It’s very very very difficult for me to accept the slow (yet quickened) death of innocence and its self-perpetuating nature.
Hurt people hurt people, and the impossibility of ending that cycle defeats me.
There’s nothing as hurtful as realizing that a little boy playing on a jungle-gym with the biggest smile you’ve ever seen has a father who beats him every day, and that he in turn will beat people back. Nothing as shattering as knowing that young girls everywhere are continually losing their innocence to old men they trust who tell them that this is just their little secret. Nothing worse than the notion of a teenage boy being ostracized and abandoned by his God-fearing family because he likes the thought of boys kissing boys.
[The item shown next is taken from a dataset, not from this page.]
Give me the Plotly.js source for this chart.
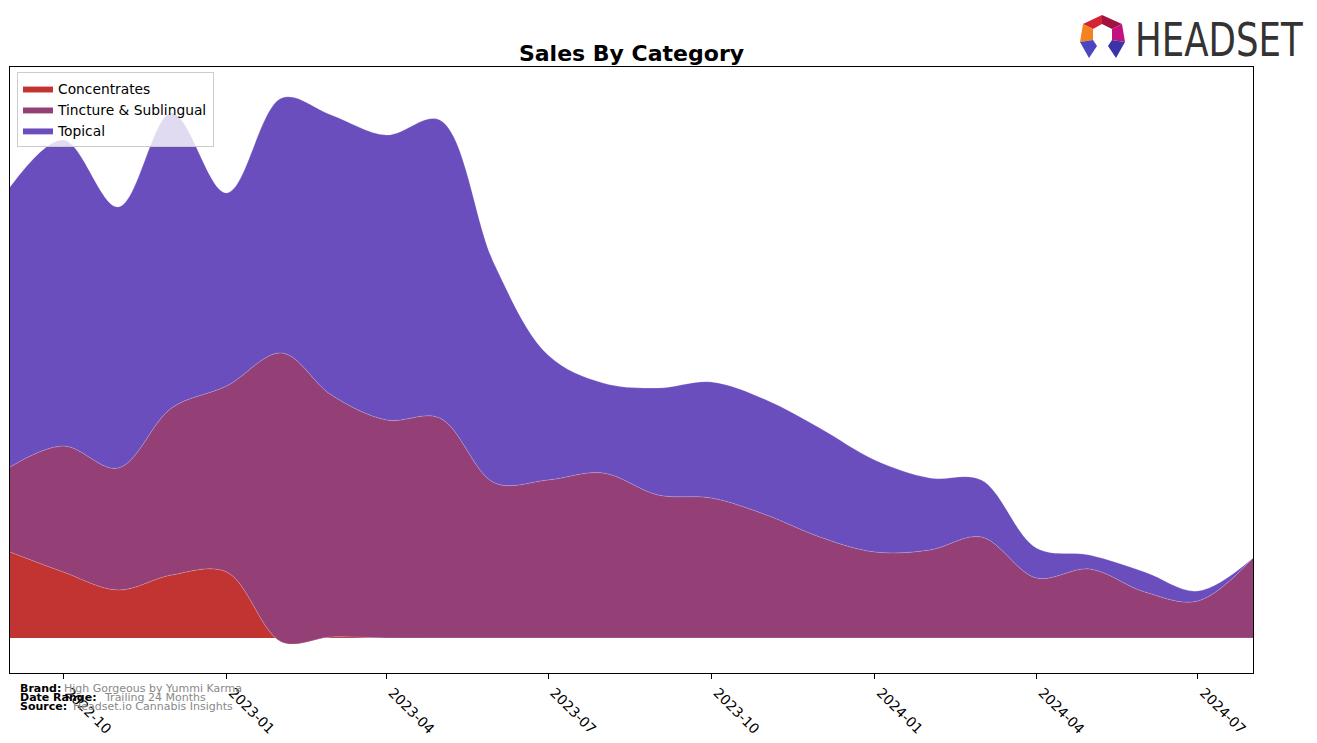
<!DOCTYPE html>
<html>
<head>
<meta charset="utf-8">
<script src="https://cdn.plot.ly/plotly-3.0.1.min.js"></script>
<style>
html,body{margin:0;padding:0;background:#fff;}
#chart{width:1317px;height:743px;}
</style>
</head>
<body>
<div id="chart"></div>
<script>
const months = ['2022-09','2022-10','2022-11','2022-12','2023-01','2023-02','2023-03','2023-04',
  '2023-05','2023-06','2023-07','2023-08','2023-09','2023-10','2023-11','2023-12',
  '2024-01','2024-02','2024-03','2024-04','2024-05','2024-06','2024-07','2024-08'];
const concentrates = [86,66,48,63,66,-4,1,0,0,0,0,0,0,0,0,0,0,0,0,0,0,0,0,0];
const tincture = [85,126,122,167,186,289,242,218,220,155,158,165,143,140,123,101,86,88,101,60,69,46,37,80];
const topical = [280,306,261,295,193,255,280,285,298,218,125,90,107,116,115,109,92,72,57,30,14,20,10,0];
const seriesNames = ['Concentrates','Tincture & Sublingual','Topical'];
const seriesColors = ['#C23431','#953F77','#6A4EBD'];
const tickDates = ['2022-10','2023-01','2023-04','2023-07','2023-10','2024-01','2024-04','2024-07'];
const tickLabels = ['2022-10','2023-01','2023-04','2023-07','2023-10','2024-01','2024-04','2024-07'];

const seriesValues = [concentrates, tincture, topical];
const traces = seriesValues.map((vals, i) => ({
  type: 'scatter',
  mode: 'lines',
  x: months,
  y: vals,
  name: seriesNames[i],
  stackgroup: 'one',
  fillcolor: seriesColors[i],
  line: {shape: 'spline', smoothing: 1.0, width: 0.6, color: 'rgba(255,255,255,0.35)'},
  hoverinfo: 'skip'
}));

// footer / logo helpers (pixel -> paper)
const L = 10, R = 1253, T = 67, B = 673;
const px = x => (x - L) / (R - L);
const py = y => (B - y) / (B - T);

const font = 'DejaVu Sans, sans-serif';
const footer = [
  {label: 'Brand:', value: 'High Gorgeous by Yummi Karma', y: 688, vx: 62},
  {label: 'Date Range:', value: 'Trailing 24 Months', y: 697, vx: 102},
  {label: 'Source:', value: 'Headset.io Cannabis Insights', y: 706, vx: 71}
];
const annotations = [];
footer.forEach(f => {
  annotations.push({xref:'paper', yref:'paper', x: px(18), y: py(f.y), xanchor:'left', yanchor:'middle',
    text: '<b>' + f.label + '</b>', showarrow:false, font:{family:font, size:11, color:'#000'}});
  annotations.push({xref:'paper', yref:'paper', x: px(f.vx), y: py(f.y), xanchor:'left', yanchor:'middle',
    text: f.value, showarrow:false, font:{family:font, size:11, color:'#888'}});
});
const LOGO_TEXT = 'HEADSET';
annotations.push({xref:'paper', yref:'paper', x: px(1219), y: py(39), xanchor:'center', yanchor:'middle',
  text: LOGO_TEXT, showarrow:false,
  font:{family:'DejaVu Sans, sans-serif', size:47, color:'#333333'}});

const logoSvg = '<svg xmlns="http://www.w3.org/2000/svg" viewBox="0 0 47 45" preserveAspectRatio="none" width="47" height="45">' +
  '<polygon points="4,10 23,1 23,10 14,15" fill="#D42333"/>' +
  '<polygon points="23,1 43,10 33,15 23,10" fill="#A3123F"/>' +
  '<polygon points="4,10 14,15 14,26 1,28" fill="#F58220"/>' +
  '<polygon points="43,10 46,28 33,26 33,15" fill="#C2127E"/>' +
  '<polygon points="1,28 14,26 18,32 10,44" fill="#4B45C0"/>' +
  '<polygon points="33,26 46,28 37,44 29,32" fill="#3A34A8"/>' +
  '</svg>';
const logoSrc = 'data:image/svg+xml;base64,' + btoa(logoSvg);

const layout = {
  width: 1317, height: 743,
  margin: {l: L, r: 1317 - R, t: T, b: 743 - B, pad: 0},
  paper_bgcolor: '#fff', plot_bgcolor: '#fff',
  showlegend: true,
  title: {text: 'Sales By Category', x: 0.5, xref: 'paper', y: 1 - 53/743, yref: 'container',
    xanchor: 'center', yanchor: 'middle', font: {family: font, size: 22, weight: 'bold', color: '#000'}},
  legend: {x: px(17), y: py(72), xanchor: 'left', yanchor: 'top', traceorder: 'normal',
    bgcolor: 'rgba(255,255,255,0.8)', bordercolor: '#cccccc', borderwidth: 1, tracegroupgap: 0,
    font: {family: font, size: 13.8, color: '#000'}},
  xaxis: {type: 'date', range: ['2022-09-01', '2024-08-01'],
    tickmode: 'array', tickvals: tickDates, ticktext: tickLabels, tickangle: 45,
    ticks: 'outside', ticklen: 5, tickwidth: 1, tickcolor: '#000', ticklabelshift: 6,
    showline: true, mirror: true, linecolor: '#000', linewidth: 1,
    showgrid: false, zeroline: false,
    tickfont: {family: font, size: 13.9, color: '#000'}},
  yaxis: {range: [-35, 571], showticklabels: false, ticks: '', showgrid: false, zeroline: false,
    showline: true, mirror: true, linecolor: '#000', linewidth: 1},
  annotations: annotations,
  images: [{source: logoSrc, xref: 'paper', yref: 'paper', x: px(1079), y: py(14),
    sizex: 47/(R-L), sizey: 45/(B-T), sizing: 'stretch', xanchor: 'left', yanchor: 'top', layer: 'above'}],
  hovermode: false
};

Plotly.newPlot('chart', traces, layout, {staticPlot: true, displayModeBar: false}).then(gd => {
  gd.querySelectorAll('.annotation-text').forEach(n => {
    if (n.textContent === LOGO_TEXT) {
      const bb = n.getBBox();
      const cx = bb.x + bb.width / 2;
      const s = 168 / bb.width;
      n.setAttribute('transform', 'translate(' + cx + ',0) scale(' + s + ',1) translate(' + (-cx) + ',0)');
    }
  });
});
</script>
</body>
</html>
Nothing as injurious as the idea of a young girl casually eating breakfast at the family table between her still-drunken father and her still-bruised mother after a night in which the sounds of her father’s fist-sent lecturers were particularly louder than normal. And nothing as soul-crushing as the image of that young girl, in the midst of holding up her pillow to her ears, convincing herself that if her beautiful, wonderful, and smart mother deserves this kind of love, this little of love, that she, not being as good or as pretty or as smart, can’t possibly deserve anything better when she grows up.
But maybe it’s more difficult accepting that in the scheme of things all that slow (yet quickened) torture means nothing. I don’t know, I have a hard time with that too.